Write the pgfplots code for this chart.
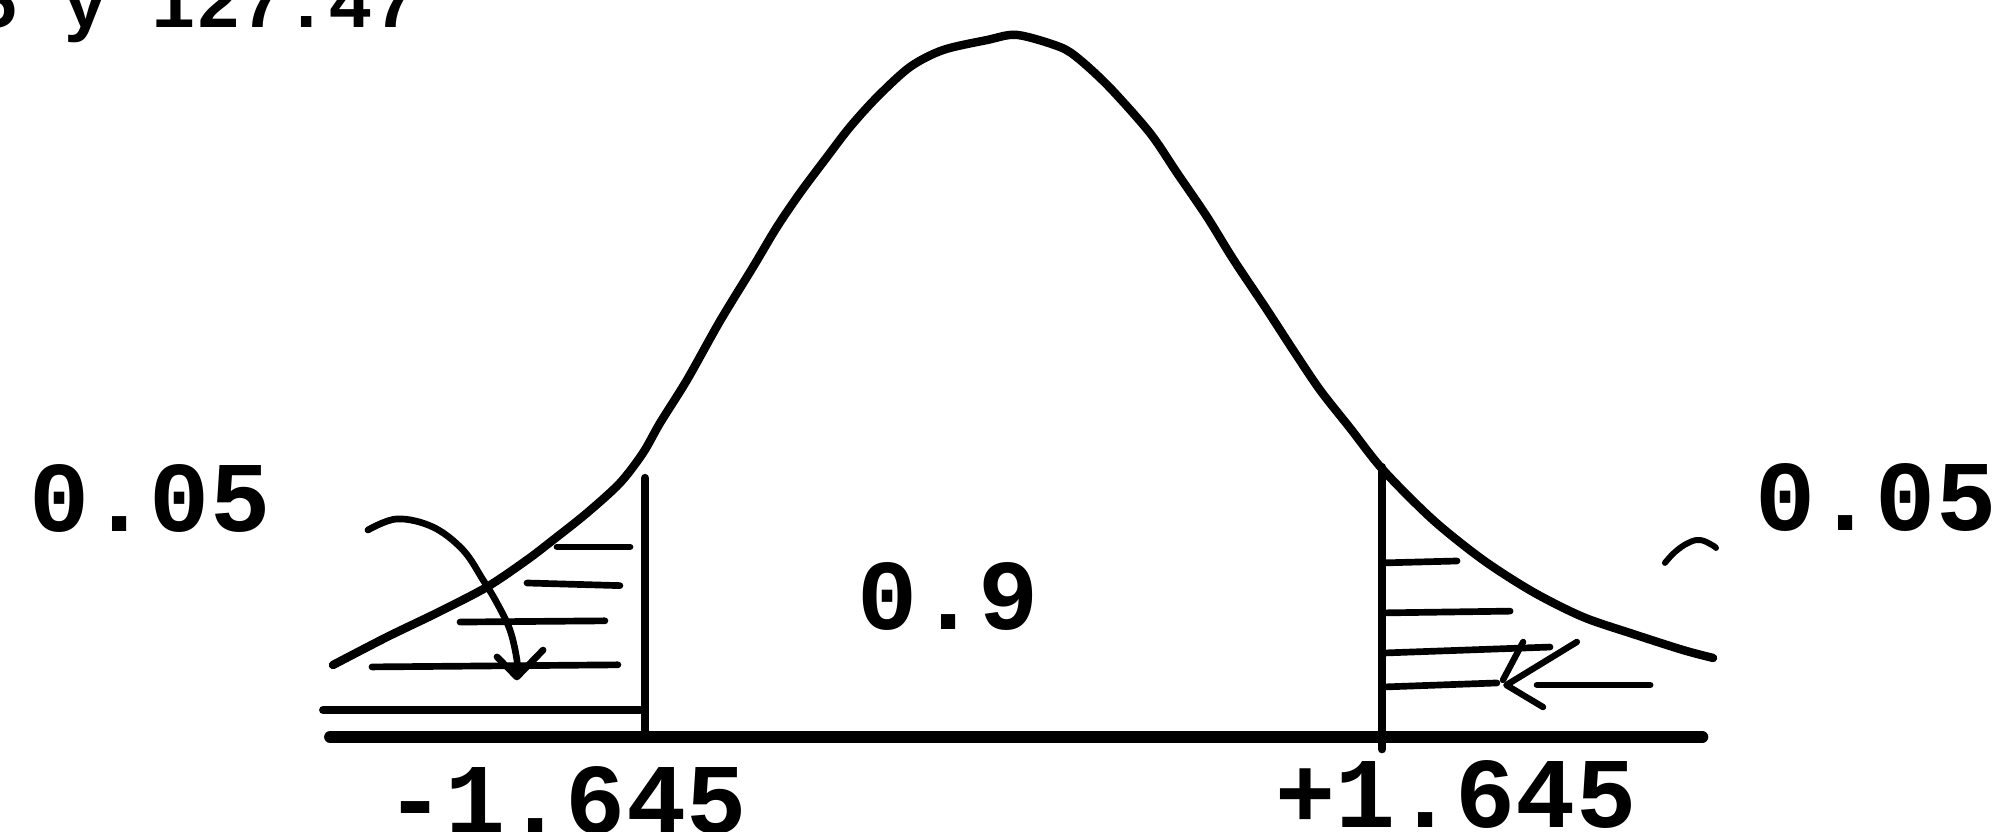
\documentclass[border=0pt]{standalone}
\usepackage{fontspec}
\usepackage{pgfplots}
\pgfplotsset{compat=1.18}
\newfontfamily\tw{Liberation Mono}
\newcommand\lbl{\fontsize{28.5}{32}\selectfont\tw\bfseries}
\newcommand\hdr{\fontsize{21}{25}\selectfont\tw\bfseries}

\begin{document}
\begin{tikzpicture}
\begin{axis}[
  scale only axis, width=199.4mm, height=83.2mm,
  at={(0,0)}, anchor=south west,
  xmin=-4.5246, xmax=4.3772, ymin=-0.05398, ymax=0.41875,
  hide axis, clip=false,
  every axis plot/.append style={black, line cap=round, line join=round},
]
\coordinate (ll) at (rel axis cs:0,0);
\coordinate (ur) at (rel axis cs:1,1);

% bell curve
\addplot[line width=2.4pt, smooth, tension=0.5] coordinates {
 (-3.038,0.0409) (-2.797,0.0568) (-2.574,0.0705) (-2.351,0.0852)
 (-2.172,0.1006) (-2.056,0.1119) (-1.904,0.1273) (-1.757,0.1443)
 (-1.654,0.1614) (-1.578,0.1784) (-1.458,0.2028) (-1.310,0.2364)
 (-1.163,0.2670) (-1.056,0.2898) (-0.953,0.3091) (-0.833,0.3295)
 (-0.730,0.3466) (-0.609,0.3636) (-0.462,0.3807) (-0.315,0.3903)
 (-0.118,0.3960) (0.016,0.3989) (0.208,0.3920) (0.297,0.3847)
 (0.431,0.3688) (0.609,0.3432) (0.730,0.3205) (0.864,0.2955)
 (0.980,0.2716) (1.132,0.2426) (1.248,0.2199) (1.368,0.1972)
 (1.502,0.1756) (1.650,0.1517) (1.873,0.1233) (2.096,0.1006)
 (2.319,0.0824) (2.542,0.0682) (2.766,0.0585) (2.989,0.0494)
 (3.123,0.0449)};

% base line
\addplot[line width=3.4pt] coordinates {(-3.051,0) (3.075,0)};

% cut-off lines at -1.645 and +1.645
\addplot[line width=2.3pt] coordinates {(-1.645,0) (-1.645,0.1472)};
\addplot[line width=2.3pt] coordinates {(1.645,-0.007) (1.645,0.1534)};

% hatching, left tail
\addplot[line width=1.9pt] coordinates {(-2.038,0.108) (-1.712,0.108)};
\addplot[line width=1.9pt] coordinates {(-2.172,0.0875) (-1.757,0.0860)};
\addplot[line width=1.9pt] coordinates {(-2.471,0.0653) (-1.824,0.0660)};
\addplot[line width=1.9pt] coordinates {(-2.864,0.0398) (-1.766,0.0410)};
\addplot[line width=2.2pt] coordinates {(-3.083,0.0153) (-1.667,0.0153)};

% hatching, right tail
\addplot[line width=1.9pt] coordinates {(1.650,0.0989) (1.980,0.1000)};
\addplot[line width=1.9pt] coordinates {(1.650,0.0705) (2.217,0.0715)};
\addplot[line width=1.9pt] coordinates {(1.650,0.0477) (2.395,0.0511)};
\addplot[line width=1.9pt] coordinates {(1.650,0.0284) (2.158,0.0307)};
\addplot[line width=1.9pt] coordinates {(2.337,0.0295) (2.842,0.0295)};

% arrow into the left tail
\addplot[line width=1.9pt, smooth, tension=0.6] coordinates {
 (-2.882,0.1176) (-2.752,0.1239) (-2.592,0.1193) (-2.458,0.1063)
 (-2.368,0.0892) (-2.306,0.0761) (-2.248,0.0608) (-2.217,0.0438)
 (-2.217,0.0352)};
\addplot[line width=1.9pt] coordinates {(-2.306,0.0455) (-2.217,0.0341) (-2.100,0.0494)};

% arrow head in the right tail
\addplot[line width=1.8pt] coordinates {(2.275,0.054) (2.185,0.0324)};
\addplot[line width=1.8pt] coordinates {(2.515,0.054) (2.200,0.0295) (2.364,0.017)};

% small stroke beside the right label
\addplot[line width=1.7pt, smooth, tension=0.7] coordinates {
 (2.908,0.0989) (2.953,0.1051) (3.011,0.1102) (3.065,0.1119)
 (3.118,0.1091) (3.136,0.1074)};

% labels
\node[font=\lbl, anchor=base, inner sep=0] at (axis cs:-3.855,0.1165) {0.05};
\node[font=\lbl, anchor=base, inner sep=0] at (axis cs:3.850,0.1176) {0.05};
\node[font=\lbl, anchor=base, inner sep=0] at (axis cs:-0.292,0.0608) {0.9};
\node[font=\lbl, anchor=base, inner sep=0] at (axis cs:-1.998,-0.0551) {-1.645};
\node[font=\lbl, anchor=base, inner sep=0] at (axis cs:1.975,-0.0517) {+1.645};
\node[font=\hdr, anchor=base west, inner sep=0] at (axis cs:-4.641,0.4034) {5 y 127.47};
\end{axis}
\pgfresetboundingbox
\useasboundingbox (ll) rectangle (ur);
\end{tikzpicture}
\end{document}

---

INSTRUCTIONS TO FOLLOW »
Reproduce exactly the run of lines that opens the listing and closes with the line holding "(rel axis cs:1,1);". Pictures are excluded.

RESULT »
Write the pgfplots code for this chart.
\documentclass[border=0pt]{standalone}
\usepackage{fontspec}
\usepackage{pgfplots}
\pgfplotsset{compat=1.18}
\newfontfamily\tw{Liberation Mono}
\newcommand\lbl{\fontsize{28.5}{32}\selectfont\tw\bfseries}
\newcommand\hdr{\fontsize{21}{25}\selectfont\tw\bfseries}

\begin{document}
\begin{tikzpicture}
\begin{axis}[
  scale only axis, width=199.4mm, height=83.2mm,
  at={(0,0)}, anchor=south west,
  xmin=-4.5246, xmax=4.3772, ymin=-0.05398, ymax=0.41875,
  hide axis, clip=false,
  every axis plot/.append style={black, line cap=round, line join=round},
]
\coordinate (ll) at (rel axis cs:0,0);
\coordinate (ur) at (rel axis cs:1,1);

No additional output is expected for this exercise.